This document describes how to check for resource bottlenecks and identify the processes that tax them. Resources on a system include memory, CPU, and Input/Output (I/O). This document covers bottlenecks across an entire system. This document does not address the bottlenecks of a particular application or general network problems. The following commands are described:
NOTE: PAIDE/6000 must be installed in order to use tprof, svmon, netpmon, and filemon. To check if this is installed, run the following command:
lslpp -l perfagent.tools.If you are at AIX Version 4.3.0 or higher, PAIDE/6000 can be found on the AIX Base Operating System media.

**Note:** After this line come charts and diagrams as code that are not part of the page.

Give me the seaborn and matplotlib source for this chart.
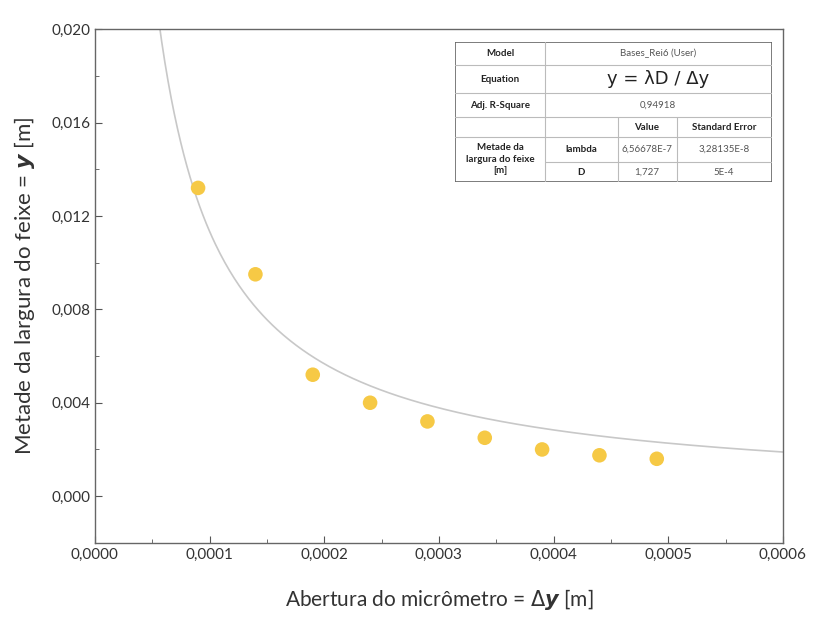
import numpy as np
import pandas as pd
import seaborn as sns
import matplotlib.pyplot as plt
from matplotlib.ticker import MultipleLocator, FuncFormatter

# data
abertura = [0.00009, 0.00014, 0.00019, 0.00024, 0.00029, 0.00034, 0.00039, 0.00044, 0.00049]
metade = [0.0132, 0.0095, 0.0052, 0.0040, 0.0032, 0.0025, 0.0020, 0.00175, 0.0016]

# fit parameters from the table
lam = 6.56678e-7
D = 1.727

sns.set_style("ticks")
plt.rcParams['font.family'] = ['Lato', 'DejaVu Sans']
plt.rcParams['mathtext.fontset'] = 'custom'
plt.rcParams['mathtext.rm'] = 'DejaVu Sans'
plt.rcParams['mathtext.it'] = 'DejaVu Sans:italic'
plt.rcParams['mathtext.bf'] = 'DejaVu Sans:bold'
plt.rcParams['mathtext.bfit'] = 'DejaVu Sans:italic:bold'

df = pd.DataFrame({"x": abertura, "y": metade})
xfit = np.linspace(0.00005, 0.0006, 400)
fit = pd.DataFrame({"x": xfit, "y": lam * D / xfit})

fig = plt.figure(figsize=(8.25, 6.19), dpi=100)
ax = fig.add_axes([0.115, 0.123, 0.834, 0.830])

sns.lineplot(data=fit, x="x", y="y", color="#c8c8c8", lw=1.2, ax=ax)
sns.scatterplot(data=df, x="x", y="y", color="#f6c945", s=110, edgecolor="none", ax=ax, zorder=3)

ax.set_xlim(0, 0.0006)
ax.set_ylim(-0.002, 0.020)
ax.xaxis.set_major_locator(MultipleLocator(0.0001))
ax.xaxis.set_minor_locator(MultipleLocator(0.00005))
ax.yaxis.set_major_locator(MultipleLocator(0.004))
ax.yaxis.set_minor_locator(MultipleLocator(0.002))
ax.xaxis.set_major_formatter(FuncFormatter(lambda v, p: f"{v:.4f}".replace(".", ",")))
ax.yaxis.set_major_formatter(FuncFormatter(lambda v, p: f"{v:.3f}".replace(".", ",")))
ax.tick_params(which="both", direction="in", colors="#555555", labelcolor="#333333", labelsize=11)
ax.tick_params(which="major", length=5)
ax.tick_params(which="minor", length=3)
for s in ax.spines.values():
    s.set_color("#666666")
    s.set_linewidth(1.0)

ax.set_xlabel(r"Abertura do micrômetro = $\mathit{\Delta}\mathbfit{y}$ [m]", fontsize=15, color="#333333", labelpad=18)
ax.set_ylabel(r"Metade da largura do feixe = $\mathbfit{y}$ [m]", fontsize=16, color="#333333", labelpad=10)

# inset results table (pixel-like coords)
W, H = 317, 140
tab = fig.add_axes([455 / 825, 1 - 182 / 619, W / 825, H / 619])
tab.set_xlim(0, W)
tab.set_ylim(H, 0)
tab.axis("off")
tab.add_patch(plt.Rectangle((0, 0), W, H, facecolor="white", edgecolor="#666666", lw=1.2))
cols = [0, 90, 163, 222, W]
rows = [0, 23, 51, 75, 95, 120, H]
lc = "#bbbbbb"
for y in rows[1:-1]:
    x0 = 0 if y != 120 else cols[1]
    tab.plot([x0, W], [y, y], color=lc, lw=0.8)
tab.plot([cols[1], cols[1]], [0, H], color=lc, lw=0.8)
for c in cols[2:4]:
    tab.plot([c, c], [rows[3], H], color=lc, lw=0.8)

bc = "#222222"
gc = "#555555"
fs = 7
tab.text(45, 11.5, "Model", ha="center", va="center", fontsize=fs, fontweight="bold", color=bc)
tab.text(203, 11.5, "Bases_Rei6 (User)", ha="center", va="center", fontsize=fs, color=gc)
tab.text(45, 37, "Equation", ha="center", va="center", fontsize=fs, fontweight="bold", color=bc)
tab.text(203, 37, "y = λD / Δy", ha="center", va="center", fontsize=13, color=bc, family="DejaVu Sans")
tab.text(45, 63, "Adj. R-Square", ha="center", va="center", fontsize=fs, fontweight="bold", color=bc)
tab.text(203, 63, "0,94918", ha="center", va="center", fontsize=fs, color=gc)
tab.text(192, 85, "Value", ha="center", va="center", fontsize=fs, fontweight="bold", color=bc)
tab.text(269, 85, "Standard Error", ha="center", va="center", fontsize=fs, fontweight="bold", color=bc)
tab.text(45, 117, "Metade da\nlargura do feixe\n[m]", ha="center", va="center", fontsize=fs, fontweight="bold", color=bc, linespacing=1.3)
tab.text(126, 107, "lambda", ha="center", va="center", fontsize=fs, fontweight="bold", color=bc)
tab.text(192, 107, "6,56678E-7", ha="center", va="center", fontsize=fs, color=gc)
tab.text(269, 107, "3,28135E-8", ha="center", va="center", fontsize=fs, color=gc)
tab.text(126, 130, "D", ha="center", va="center", fontsize=fs, fontweight="bold", color=bc)
tab.text(192, 130, "1,727", ha="center", va="center", fontsize=fs, color=gc)
tab.text(269, 130, "5E-4", ha="center", va="center", fontsize=fs, color=gc)

fig.savefig("out.png", dpi=100)
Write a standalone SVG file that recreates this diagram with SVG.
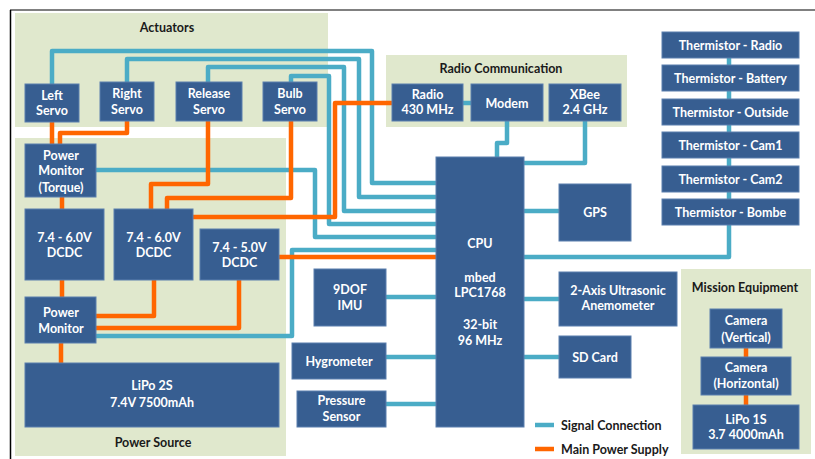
<svg xmlns="http://www.w3.org/2000/svg" width="815" height="459" viewBox="0 0 815 459">
<style>
.panel{fill:#e0e8cd}
.node rect{fill:#375e91;stroke:#5b7fae;stroke-width:1}
.node text{fill:#fff;font-family:Lato,"Liberation Sans",sans-serif;font-weight:bold;font-size:12.5px;text-anchor:middle}
.title{fill:#1a1a1a;font-family:Lato,"Liberation Sans",sans-serif;font-weight:bold;font-size:12.5px;text-anchor:middle}
.legend{fill:#1a1a1a;font-family:Lato,"Liberation Sans",sans-serif;font-weight:bold;font-size:12.5px}
.sig{fill:none;stroke:#4bacc6;stroke-width:4.5;stroke-linejoin:round}
.pwr{fill:none;stroke:#ff6600;stroke-width:4.5;stroke-linejoin:round}
</style>
<rect width="815" height="459" fill="#fff"/>
<line x1="10" y1="10" x2="815" y2="10" stroke="#808080" stroke-width="2"/>
<line x1="10.5" y1="10" x2="10.5" y2="459" stroke="#000" stroke-width="1.5"/>

<g id="panels">
<rect class="panel" x="15" y="13" width="313" height="114"/>
<rect class="panel" x="15" y="138" width="271" height="318"/>
<rect class="panel" x="386" y="55" width="241" height="72"/>
<rect class="panel" x="681" y="269" width="130" height="185"/>
<text class="title" x="167" y="32">Actuators</text>
<text class="title" x="153" y="447">Power Source</text>
<text class="title" x="501" y="73">Radio Communication</text>
<text class="title" x="745" y="292">Mission Equipment</text>
</g>

<g id="connectors">
<!-- signal -->
<path class="sig" d="M52,84 V51 H372 V183 H436"/>
<path class="sig" d="M127,82 V59 H359 V197 H436"/>
<path class="sig" d="M208,82 V67 H344 V211 H436"/>
<path class="sig" d="M291,82 V76 H329 V224 H436"/>
<path class="sig" d="M96,170 H315 V237 H436"/>
<path class="sig" d="M96,336 H292 V250 H436"/>
<path class="sig" d="M463,103 H471"/>
<path class="sig" d="M507,121 V143 H497 V157"/>
<path class="sig" d="M585,121 V163 H524"/>
<path class="sig" d="M524,211 H559"/>
<path class="sig" d="M524,299 H559"/>
<path class="sig" d="M524,357 H559"/>
<path class="sig" d="M386,297 H436"/>
<path class="sig" d="M386,357 H436"/>
<path class="sig" d="M386,404 H436"/>
<path class="sig" d="M729,58 V257 H524"/>
<!-- power -->
<path class="pwr" d="M52,122 V144"/>
<path class="pwr" d="M127,121 V133 H60 V144"/>
<path class="pwr" d="M208,121 V184 H151 V209"/>
<path class="pwr" d="M291,121 V198 H167 V209"/>
<path class="pwr" d="M193,217 H335 V103 H392"/>
<path class="pwr" d="M62,197 V209"/>
<path class="pwr" d="M62,280 V297"/>
<path class="pwr" d="M61,343 V363"/>
<path class="pwr" d="M96,316 H154 V280"/>
<path class="pwr" d="M96,328 H239 V280"/>
<path class="pwr" d="M279,257 H436"/>
<path class="pwr" d="M746,348 V357"/>
<path class="pwr" d="M746,395 V405"/>
</g>

<g id="n-left-servo" class="node"><rect x="25" y="84" width="54" height="38"/><text x="52" y="100">Left</text><text x="52" y="115">Servo</text></g>
<g id="n-right-servo" class="node"><rect x="100" y="82" width="54" height="39"/><text x="127" y="98">Right</text><text x="127" y="113.5">Servo</text></g>
<g id="n-release-servo" class="node"><rect x="176" y="82" width="66" height="39"/><text x="209" y="98">Release</text><text x="209" y="113.5">Servo</text></g>
<g id="n-bulb-servo" class="node"><rect x="263" y="82" width="54" height="39"/><text x="290" y="98">Bulb</text><text x="290" y="113.5">Servo</text></g>

<g id="n-radio" class="node"><rect x="392" y="84" width="71" height="37"/><text x="427.5" y="99">Radio</text><text x="427.5" y="114">430 MHz</text></g>
<g id="n-modem" class="node"><rect x="471" y="84" width="72" height="37"/><text x="507" y="107.5">Modem</text></g>
<g id="n-xbee" class="node"><rect x="549" y="84" width="72" height="37"/><text x="585" y="99">XBee</text><text x="585" y="114">2.4 GHz</text></g>

<g id="n-cpu" class="node"><rect x="436" y="157" width="88" height="270"/>
<text x="480" y="248">CPU</text><text x="480" y="281.5">mbed</text><text x="480" y="297">LPC1768</text><text x="480" y="329">32-bit</text><text x="480" y="345">96 MHz</text></g>

<g id="n-gps" class="node"><rect x="559" y="184" width="72" height="57"/><text x="595" y="217">GPS</text></g>
<g id="n-anemometer" class="node"><rect x="559" y="272" width="118" height="54"/><text x="618" y="295">2-Axis Ultrasonic</text><text x="618" y="310">Anemometer</text></g>
<g id="n-sdcard" class="node"><rect x="559" y="336" width="72" height="42"/><text x="595" y="361.5">SD Card</text></g>

<g id="n-imu" class="node"><rect x="314" y="269" width="72" height="57"/><text x="350" y="294">9DOF</text><text x="350" y="310">IMU</text></g>
<g id="n-hygrometer" class="node"><rect x="292" y="343" width="94" height="36"/><text x="339" y="366">Hygrometer</text></g>
<g id="n-pressure" class="node"><rect x="297" y="391" width="89" height="36"/><text x="341.5" y="405">Pressure</text><text x="341.5" y="421">Sensor</text></g>

<g id="n-th-radio" class="node"><rect x="662" y="32" width="137" height="26"/><text x="730.5" y="49.5">Thermistor - Radio</text></g>
<g id="n-th-battery" class="node"><rect x="662" y="65" width="137" height="26"/><text x="730.5" y="82.5">Thermistor - Battery</text></g>
<g id="n-th-outside" class="node"><rect x="662" y="99" width="137" height="26"/><text x="730.5" y="116.5">Thermistor - Outside</text></g>
<g id="n-th-cam1" class="node"><rect x="662" y="132" width="137" height="26"/><text x="730.5" y="149.5">Thermistor - Cam1</text></g>
<g id="n-th-cam2" class="node"><rect x="662" y="166" width="137" height="26"/><text x="730.5" y="183.5">Thermistor - Cam2</text></g>
<g id="n-th-bombe" class="node"><rect x="662" y="199" width="137" height="26"/><text x="730.5" y="216.5">Thermistor - Bombe</text></g>

<g id="n-pm-torque" class="node"><rect x="25" y="144" width="71" height="53"/><text x="61" y="159.5">Power</text><text x="61" y="175">Monitor</text><text x="61" y="191.5">(Torque)</text></g>
<g id="n-dcdc1" class="node"><rect x="25" y="209" width="79" height="71"/><text x="64.5" y="241.5">7.4 - 6.0V</text><text x="64.5" y="257">DCDC</text></g>
<g id="n-dcdc2" class="node"><rect x="114" y="209" width="79" height="71"/><text x="153.5" y="241.5">7.4 - 6.0V</text><text x="153.5" y="257">DCDC</text></g>
<g id="n-dcdc3" class="node"><rect x="200" y="229" width="79" height="51"/><text x="239.5" y="251.5">7.4 - 5.0V</text><text x="239.5" y="267">DCDC</text></g>
<g id="n-pm" class="node"><rect x="25" y="297" width="71" height="46"/><text x="61" y="317">Power</text><text x="61" y="332.5">Monitor</text></g>
<g id="n-lipo2s" class="node"><rect x="25" y="363" width="254" height="64"/><text x="152" y="390">LiPo 2S</text><text x="152" y="407">7.4V 7500mAh</text></g>

<g id="n-cam-v" class="node"><rect x="710" y="309" width="72" height="39"/><text x="746" y="325">Camera</text><text x="746" y="341.5">(Vertical)</text></g>
<g id="n-cam-h" class="node"><rect x="701" y="357" width="90" height="38"/><text x="746" y="371.5">Camera</text><text x="746" y="387.5">(Horizontal)</text></g>
<g id="n-lipo1s" class="node"><rect x="693" y="405" width="106" height="44"/><text x="746" y="423.5">LiPo 1S</text><text x="746" y="438.5">3.7 4000mAh</text></g>

<g id="legend">
<line x1="535" y1="425" x2="554" y2="425" class="sig"/>
<line x1="535" y1="449" x2="554" y2="449" class="pwr"/>
<text class="legend" x="561" y="429.5">Signal Connection</text>
<text class="legend" x="561" y="453.5">Main Power Supply</text>
</g>
</svg>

Otherwise, to order PAIDE/6000, contact your local IBM representative.
This fax also makes reference to the vmtune and schedtune commands. These commands and their source are found in the /usr/samples/kernel directory. They are installed with the bos.adt.samples fileset.
Consult Line Performance Analysis - The AIX Support Family offers a system analysis with tuning recommendations. For more information call the IBM AIX Support Center.
Performance Tuning Guide (SC23-2365) - This IBM publication covers performance monitoring and tuning of AIX systems. Contact your local IBM representative to order.
For detailed system usage on a per process basis, a free utlity called UTLD can be obtained by anonymous ftp from ftp.software.ibm.com in the /aix/tools/perftools/utld directory. For more information see the README file /usr/lpp/utld after installation of the utld.obj fileset.
The following section describes memory bottleneck solutions with the following commands: vmstat, svmon, ps.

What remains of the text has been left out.